-- TASK DESCRIPTION --
Your task is to retype the lines from the opening of the material through the line that includes "Scatter, XAxis, YAxis". Do not copy the pictures.

-- PROVIDED MATERIAL --
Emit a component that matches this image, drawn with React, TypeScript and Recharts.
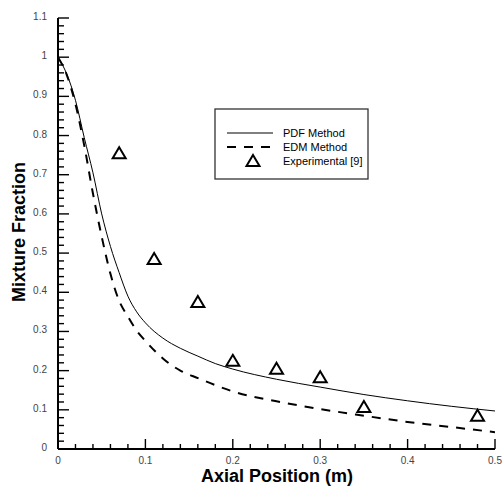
import React from 'react';
import { ComposedChart, Line, Scatter, XAxis, YAxis } from 'recharts';

const axialPosition = [0, 0.01, 0.02, 0.03, 0.04, 0.05, 0.06, 0.07, 0.08, 0.09, 0.1, 0.12, 0.14, 0.16, 0.18, 0.2, 0.25, 0.3, 0.35, 0.4, 0.45, 0.5];
const pdfMethod = [1.0, 0.957, 0.89, 0.795, 0.705, 0.6, 0.517, 0.45, 0.39, 0.35, 0.322, 0.283, 0.257, 0.237, 0.218, 0.204, 0.178, 0.158, 0.139, 0.123, 0.109, 0.097];
const edmMethod = [1.0, 0.955, 0.88, 0.775, 0.652, 0.542, 0.447, 0.378, 0.338, 0.302, 0.276, 0.231, 0.2, 0.181, 0.163, 0.147, 0.122, 0.102, 0.085, 0.069, 0.056, 0.043];

const expPosition = [0.07, 0.11, 0.16, 0.2, 0.25, 0.3, 0.35, 0.48];
const expFraction = [0.755, 0.485, 0.375, 0.225, 0.205, 0.183, 0.107, 0.085];

const seriesNames = ['PDF Method', 'EDM Method', 'Experimental [9]'];
const xMajorTicks = [0, 0.1, 0.2, 0.3, 0.4, 0.5];
const xTickLabels = ['0', '0.1', '0.2', '0.3', '0.4', '0.5'];
const yMajorTicks = [0, 0.1, 0.2, 0.3, 0.4, 0.5, 0.6, 0.7, 0.8, 0.9, 1, 1.1];
const yTickLabels = ['0', '0.1', '0.2', '0.3', '0.4', '0.5', '0.6', '0.7', '0.8', '0.9', '1', '1.1'];
const xTitle = 'Axial Position (m)';
const yTitle = 'Mixture Fraction';

const withMinor = (majors: number[]) => {
  const out: number[] = [];
  for (let i = 0; i < majors.length; i++) {
    out.push(majors[i]);
    if (i < majors.length - 1) {
      const step = (majors[i + 1] - majors[i]) / 5;
      for (let k = 1; k < 5; k++) out.push(Math.round((majors[i] + k * step) * 1000) / 1000);
    }
  }
  return out;
};
const xTicks = withMinor(xMajorTicks);
const yTicks = withMinor(yMajorTicks);

const majorIndex = (majors: number[], v: number) => majors.findIndex((m) => Math.abs(m - v) < 1e-6);

const lineData = axialPosition.map((x, i) => ({ x, pdf: pdfMethod[i], edm: edmMethod[i] }));
const expData = expPosition.map((x, i) => ({ x, y: expFraction[i] }));

const FONT = '"Liberation Sans", Arial, Helvetica, sans-serif';

const XTick = (props: any) => {
  const { x, y, payload } = props;
  const idx = majorIndex(xMajorTicks, payload.value);
  const major = idx >= 0;
  return (
    <g>
      <line x1={x} x2={x} y1={y} y2={y - (major ? 10 : 5)} stroke="#000" strokeWidth={1.4} />
      {major && (
        <text x={x} y={y + 15} textAnchor="middle" fontSize={10} fill="#444" fontFamily={FONT}>
          {xTickLabels[idx]}
        </text>
      )}
    </g>
  );
};

const YTick = (props: any) => {
  const { x, y, payload } = props;
  const idx = majorIndex(yMajorTicks, payload.value);
  const major = idx >= 0;
  return (
    <g>
      <line x1={x} x2={x + (major ? 11 : 6)} y1={y} y2={y} stroke="#000" strokeWidth={1.4} />
      {major && (
        <text x={x - 11} y={y + 2} textAnchor="end" fontSize={10} fill="#444" fontFamily={FONT}>
          {yTickLabels[idx]}
        </text>
      )}
    </g>
  );
};

const Triangle = (props: any) => {
  const { cx, cy } = props;
  if (cx == null || cy == null) return null;
  return (
    <path
      d={`M${cx},${cy - 6} L${cx + 6.5},${cy + 5} L${cx - 6.5},${cy + 5} Z`}
      fill="none"
      stroke="#000"
      strokeWidth={2}
      strokeLinejoin="miter"
    />
  );
};

export default function App() {
  return (
    <div style={{ position: 'absolute', left: 0, top: 0, width: 503, height: 488, background: '#fff' }}>
      <ComposedChart width={503} height={488} data={lineData} margin={{ top: 18, right: 8, bottom: 0, left: 0 }}>
        <XAxis
          dataKey="x"
          type="number"
          domain={[0, 0.5]}
          ticks={xTicks}
          interval={0}
          tickSize={0}
          tickMargin={0}
          tick={<XTick />}
          tickLine={false}
          axisLine={{ stroke: '#000', strokeWidth: 2 }}
          height={39}
          allowDataOverflow
        />
        <YAxis
          type="number"
          domain={[0, 1.1]}
          ticks={yTicks}
          interval={0}
          tickSize={0}
          tickMargin={0}
          tick={<YTick />}
          tickLine={false}
          axisLine={{ stroke: '#000', strokeWidth: 2 }}
          width={58}
          allowDataOverflow
        />
        <Line type="monotone" dataKey="pdf" stroke="#000" strokeWidth={1} dot={false} isAnimationActive={false} />
        <Line type="monotone" dataKey="edm" stroke="#000" strokeWidth={2} strokeDasharray="9 8" dot={false} isAnimationActive={false} />
        <Scatter data={expData} dataKey="y" shape={<Triangle />} isAnimationActive={false} />
      </ComposedChart>
      <svg width={503} height={488} style={{ position: 'absolute', left: 0, top: 0, pointerEvents: 'none' }}>
        <text x={277} y={482} textAnchor="middle" fontSize={18} fontWeight="bold" fontFamily={FONT} fill="#000">
          {xTitle}
        </text>
        <text
          x={0}
          y={0}
          transform="translate(25,232) rotate(-90)"
          textAnchor="middle"
          fontSize={18}
          fontWeight="bold"
          fontFamily={FONT}
          fill="#000"
        >
          {yTitle}
        </text>
        <rect x={215} y={109} width={153} height={70} fill="#fff" stroke="#333" strokeWidth={1.3} />
        <line x1={227} x2={273} y1={133} y2={133} stroke="#000" strokeWidth={1} />
        <line x1={227} x2={273} y1={147} y2={147} stroke="#000" strokeWidth={2} strokeDasharray="9 8" />
        <path d="M253,155 L259.5,166 L246.5,166 Z" fill="none" stroke="#000" strokeWidth={2} />
        <text x={283} y={137} fontSize={11} fontFamily={FONT} fill="#000">{seriesNames[0]}</text>
        <text x={283} y={151} fontSize={11} fontFamily={FONT} fill="#000">{seriesNames[1]}</text>
        <text x={283} y={165} fontSize={11} fontFamily={FONT} fill="#000">{seriesNames[2]}</text>
      </svg>
    </div>
  );
}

-- EXERCISE RESULT --
Emit a component that matches this image, drawn with React, TypeScript and Recharts.
import React from 'react';
import { ComposedChart, Line, Scatter, XAxis, YAxis } from 'recharts';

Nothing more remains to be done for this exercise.